Companies across America are blaming the brutal winter for weak first-quarter results, but investors are expecting a quick rebound in the second quarter and will likely judge harshly companies that are less optimistic about a recovery.
The ice, snow and freezing temperatures kept consumers out of stores, grounded planes and snarled transportation, and raised heating costs for businesses and homes alike in the first three months of the year. Weather was mentioned in 219 S&P 500 earnings conference calls between Jan. 1 and April 1, compared with just 125 in the first three months of 2013.
Investors in the past have generally cast a jaundiced eye at companies that blame the weather for poor results, but this winter was different.
"The truth is the weather did really hurt things," said Randy Warren, chief investment officer of Warren Financial Service in Exton, Pennsylvania.

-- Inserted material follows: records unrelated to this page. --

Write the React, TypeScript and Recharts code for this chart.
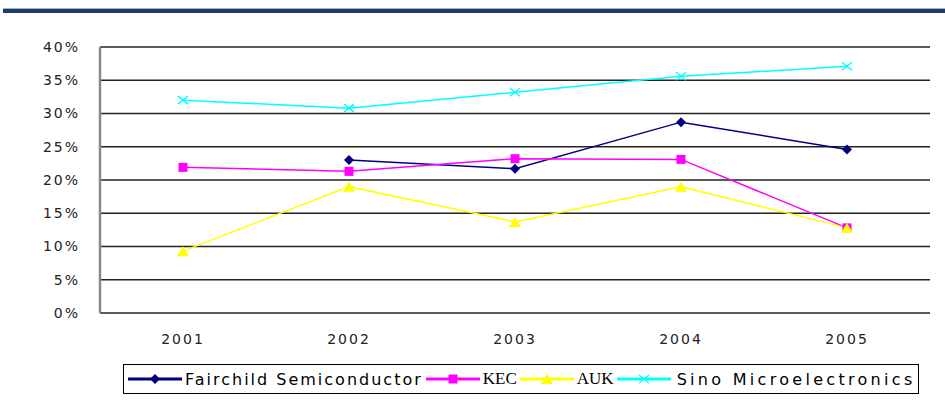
import React from 'react';
import { LineChart, Line, XAxis, YAxis, CartesianGrid, Legend } from 'recharts';

const years = [2001, 2002, 2003, 2004, 2005];
const fairchild = [null, 23.0, 21.7, 28.7, 24.6];
const kec = [21.9, 21.3, 23.2, 23.1, 12.8];
const auk = [9.3, 19.0, 13.7, 19.0, 12.8];
const sino = [32.0, 30.8, 33.2, 35.6, 37.1];
const yTicks = [0, 5, 10, 15, 20, 25, 30, 35, 40];
const edgeTicks = [2000.5, 2001.5, 2002.5, 2003.5, 2004.5, 2005.5];

const data = years.map((year, i) => ({
  year,
  fairchild: fairchild[i],
  kec: kec[i],
  auk: auk[i],
  sino: sino[i],
}));

const series = [
  { key: 'fairchild', name: 'Fairchild Semiconductor', color: '#000080', shape: 'diamond' },
  { key: 'kec', name: 'KEC', color: '#ff00ff', shape: 'square' },
  { key: 'auk', name: 'AUK', color: '#ffff00', shape: 'triangle' },
  { key: 'sino', name: 'Sino Microelectronics', color: '#00ffff', shape: 'cross' },
];

const Marker = ({ shape, color, cx, cy }: { shape: string; color: string; cx: number; cy: number }) => {
  if (cx == null || cy == null) return null;
  if (shape === 'diamond')
    return <polygon points={`${cx},${cy - 5} ${cx + 5},${cy} ${cx},${cy + 5} ${cx - 5},${cy}`} fill={color} />;
  if (shape === 'square') return <rect x={cx - 4.5} y={cy - 4.5} width={9} height={9} fill={color} />;
  if (shape === 'triangle')
    return <polygon points={`${cx},${cy - 5} ${cx + 6},${cy + 5} ${cx - 6},${cy + 5}`} fill={color} />;
  return (
    <g stroke={color} strokeWidth={1.5}>
      <line x1={cx - 5} y1={cy - 4} x2={cx + 5} y2={cy + 4} />
      <line x1={cx - 5} y1={cy + 4} x2={cx + 5} y2={cy - 4} />
    </g>
  );
};

// KEC and AUK are drawn narrower in the original legend
const legendFont = (key: string) => {
  if (key === 'kec' || key === 'auk') return { fontFamily: 'Liberation Serif', fontSize: 17, letterSpacing: 0 };
  if (key === 'sino') return { fontFamily: 'DejaVu Sans', fontSize: 16, letterSpacing: 3.3, marginLeft: 3 };
  return { fontFamily: 'DejaVu Sans', fontSize: 16, letterSpacing: 2 };
};

const LegendBox = () => (
  <div
    style={{
      border: '1px solid #000',
      height: 30,
      display: 'flex',
      alignItems: 'center',
      paddingLeft: 4,
      color: '#000',
      boxSizing: 'border-box',
      whiteSpace: 'nowrap',
    }}
  >
    {series.map((s) => (
      <div key={s.key} style={{ display: 'flex', alignItems: 'center', marginRight: 3 }}>
        <svg width={54} height={12} style={{ marginRight: 3 }}>
          <line x1={0} y1={6} x2={54} y2={6} stroke={s.color} strokeWidth={3} />
          <Marker shape={s.shape} color={s.color} cx={27} cy={6} />
        </svg>
        <span style={legendFont(s.key)}>{s.name}</span>
      </div>
    ))}
  </div>
);

const tickFont = { fontFamily: 'DejaVu Sans', fontSize: 14, fill: '#222', letterSpacing: 2 };

export default function App() {
  return (
    <div style={{ position: 'absolute', left: 0, top: 0, width: 945, height: 403, background: '#fff' }}>
      <div style={{ position: 'absolute', left: 3, top: 8, width: 942, height: 4, background: '#1f3b6e', borderTop: '1px solid #9fb3cf' }} />
      <LineChart width={945} height={403} data={data} margin={{ top: 47, right: 15, left: 0, bottom: 20 }}>
        <CartesianGrid vertical={false} stroke="#222" strokeWidth={1.5} />
        <XAxis
          xAxisId="edges"
          dataKey="year"
          type="number"
          domain={[2000.5, 2005.5]}
          ticks={edgeTicks}
          tickFormatter={() => ''}
          tickSize={5}
          height={0}
          axisLine={{ stroke: '#222', strokeWidth: 1.5 }}
          tickLine={{ stroke: '#222' }}
        />
        <XAxis
          dataKey="year"
          type="number"
          domain={[2000.5, 2005.5]}
          ticks={years}
          tickSize={0}
          tickMargin={21}
          height={40}
          axisLine={false}
          tickLine={false}
          tick={tickFont}
        />
        <YAxis
          domain={[0, 40]}
          ticks={yTicks}
          tickFormatter={(v) => `${v}%`}
          width={100}
          tickSize={0}
          tickMargin={20}
          tickLine={false}
          axisLine={{ stroke: '#888', strokeWidth: 2.5 }}
          tick={tickFont}
        />
        {series.map((s) => (
          <Line
            key={s.key}
            dataKey={s.key}
            name={s.name}
            stroke={s.color}
            strokeWidth={1.5}
            isAnimationActive={false}
            dot={(p: any) => <Marker key={`${s.key}-${p.index}`} shape={s.shape} color={s.color} cx={p.cx} cy={p.cy} />}
            activeDot={false}
          />
        ))}
        <Legend content={() => <LegendBox />} wrapperStyle={{ top: 364, left: 123, width: 796 }} />
      </LineChart>
    </div>
  );
}
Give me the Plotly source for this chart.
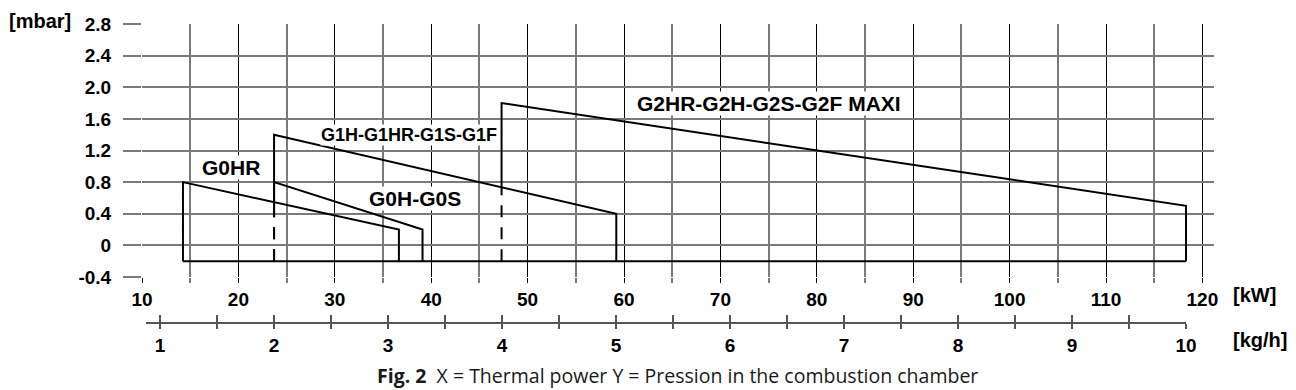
import plotly.graph_objects as go

# ---- data ----
models = ["G0HR", "G0H-G0S", "G1H-G1HR-G1S-G1F", "G2HR-G2H-G2S-G2F MAXI"]
kw_min = [14.25, 23.7, 23.7, 47.3]          # kW at minimum power
kw_max = [36.65, 39.1, 59.2, 118.3]         # kW at maximum power
p_at_min = [0.8, 0.8, 1.4, 1.8]             # mbar at minimum power
p_at_max = [0.2, 0.2, 0.4, 0.5]             # mbar at maximum power
dash_below = [-0.2, 0.4, 0.4, 0.7]          # vertical edge dashed below this value
base = -0.2                                  # common lower boundary (mbar)
label_x = [19.2, 38.3, 37.7, 75.0]
label_y = [0.99, 0.59, 1.40, 1.79]
label_size = [21, 21, 18, 21]

y_ticks = [-0.4, 0, 0.4, 0.8, 1.2, 1.6, 2.0, 2.4, 2.8]
y_ticktext = ["-0.4", "0", "0.4", "0.8", "1.2", "1.6", "2.0", "2.4", "2.8"]
kgh_ticks = [1, 1.5, 2, 2.5, 3, 3.5, 4, 4.5, 5, 5.5, 6, 6.5, 7, 7.5, 8, 8.5, 9, 9.5, 10]
kgh_text = [str(int(v)) if float(v).is_integer() else "" for v in kgh_ticks]

# ---- layout geometry (image pixels; page body has an 8px offset) ----
OFF = 8
W, H = 1296 - OFF, 390 - OFF
L, R, T, B = 142 - OFF, 82, 24 - OFF, 68
PW, PH = W - L - R, H - T - B
main_bottom_px = 277
kgh_left_px, kgh_right_px = 146, 1186
kgh_range = [0.877, 10]


def px_x(px):
    return (px - OFF - L) / PW


def px_y(py):
    return (H - B - (py - OFF)) / PH


FONT = "Liberation Sans, Arial, sans-serif"
bold = dict(family=FONT, size=19, color="black", weight="bold")

fig = go.Figure()

for i, m in enumerate(models):
    fig.add_trace(go.Scatter(
        x=[kw_min[i], kw_min[i], kw_max[i], kw_max[i]],
        y=[dash_below[i], p_at_min[i], p_at_max[i], base],
        mode="lines", line=dict(color="black", width=2),
        showlegend=False, hoverinfo="skip", name=m))
    if dash_below[i] > base:
        fig.add_trace(go.Scatter(
            x=[kw_min[i], kw_min[i]], y=[base, dash_below[i]],
            mode="lines", line=dict(color="black", width=2, dash="12px,10px"),
            showlegend=False, hoverinfo="skip"))

fig.add_trace(go.Scatter(
    x=[min(kw_min), max(kw_max)], y=[base, base], mode="lines",
    line=dict(color="black", width=2), showlegend=False, hoverinfo="skip"))

# dummy traces to create the kg/h axes
fig.add_trace(go.Scatter(x=kgh_range, y=[0.5, 0.5], xaxis="x2", yaxis="y2",
                         mode="markers", marker=dict(opacity=0),
                         showlegend=False, hoverinfo="skip"))
fig.add_trace(go.Scatter(x=kgh_range, y=[0.5, 0.5], xaxis="x3", yaxis="y2",
                         mode="markers", marker=dict(opacity=0),
                         showlegend=False, hoverinfo="skip"))

for i, m in enumerate(models):
    fig.add_annotation(x=label_x[i], y=label_y[i], xref="x", yref="y", text=m,
                       showarrow=False, bgcolor="white", borderpad=0,
                       xanchor="center", yanchor="middle",
                       font=dict(family=FONT, size=label_size[i], color="black", weight="bold"))

ydom0 = px_y(main_bottom_px)

fig.update_layout(
    width=W, height=H, margin=dict(l=L, r=R, t=T, b=B, pad=0, autoexpand=False),
    paper_bgcolor="white", plot_bgcolor="white",
    xaxis=dict(range=[10, 10 + PW / 9.64], dtick=10, tick0=10,
               showgrid=True, gridcolor="black", gridwidth=1,
               minor=dict(dtick=5, showgrid=True, gridcolor="#7a7a7a", gridwidth=2,
                          ticks="outside", ticklen=5, tickcolor="#7a7a7a", tickwidth=2),
               ticks="outside", ticklen=5, tickcolor="black", tickwidth=1,
               tickfont=bold, zeroline=False, showline=False, anchor="y",
               automargin=False, fixedrange=True),
    yaxis=dict(domain=[ydom0, 1], range=[-0.4, 2.8], tickvals=y_ticks,
               ticktext=y_ticktext, showgrid=True, gridcolor="#7a7a7a", gridwidth=1.6,
               ticks="outside", ticklen=18, tickcolor="#7a7a7a", tickwidth=1.6,
               ticklabelstandoff=8, tickfont=bold, zeroline=False, showline=False,
               anchor="x", automargin=False, fixedrange=True),
    yaxis2=dict(domain=[0, ydom0 * 0.5], range=[0, 1], visible=False, anchor="x2",
                automargin=False, fixedrange=True),
    xaxis2=dict(domain=[px_x(kgh_left_px), px_x(kgh_right_px)], range=kgh_range,
                anchor="y2", tickvals=kgh_ticks, ticktext=kgh_text,
                ticks="outside", ticklen=5, tickcolor="#555", tickwidth=1.5,
                showline=True, linecolor="#555", linewidth=1.5,
                showgrid=False, zeroline=False, tickfont=bold,
                automargin=False, fixedrange=True),
    xaxis3=dict(domain=[px_x(kgh_left_px), px_x(kgh_right_px)], range=kgh_range,
                anchor="y2", overlaying="x2", tickvals=kgh_ticks,
                ticks="inside", ticklen=7, tickcolor="#555", tickwidth=1.5,
                showticklabels=False, showline=False, showgrid=False,
                zeroline=False, automargin=False, fixedrange=True),
)

lab = dict(family=FONT, size=20, color="black", weight="bold")
fig.add_annotation(x=px_x(40), y=px_y(21), xref="paper", yref="paper", text="[mbar]",
                   showarrow=False, xanchor="center", yanchor="middle", font=lab)
fig.add_annotation(x=px_x(1254), y=px_y(295), xref="paper", yref="paper", text="[kW]",
                   showarrow=False, xanchor="center", yanchor="middle", font=lab)
fig.add_annotation(x=px_x(1260), y=px_y(340), xref="paper", yref="paper", text="[kg/h]",
                   showarrow=False, xanchor="center", yanchor="middle", font=lab)
fig.add_annotation(x=px_x(677), y=px_y(375), xref="paper", yref="paper",
                   text="<b>Fig. 2</b>  X = Thermal power Y = Pression in the combustion chamber",
                   showarrow=False, xanchor="center", yanchor="middle",
                   font=dict(family="Open Sans, Lato, sans-serif", size=19.5, color="#1a1a1a"))

fig.write_html("out.html")
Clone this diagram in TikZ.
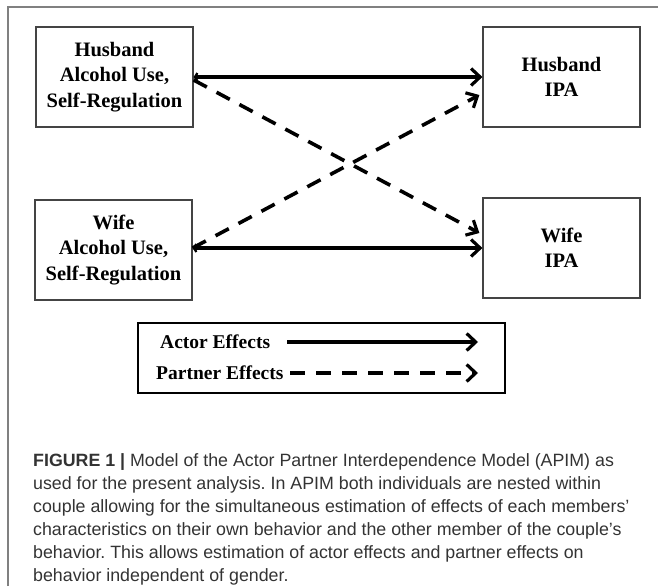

So "people will be really looking for the guidance this time to see whether the CEOs are going to tell us that they've already seen a pickup, a spring thaw."
Recent data on U.S. auto sales and housing activity have suggest a snapback from the weak weather. Economists at Bank of America/Merrill Lynch forecast the U.S. economy will grow between 3 and 3.5 percent in the next three quarters, noting increased small business hiring intentions and a stronger outlook for capital expenditures.
That would be an improvement from median forecasts for 1.9 percent growth in the first quarter.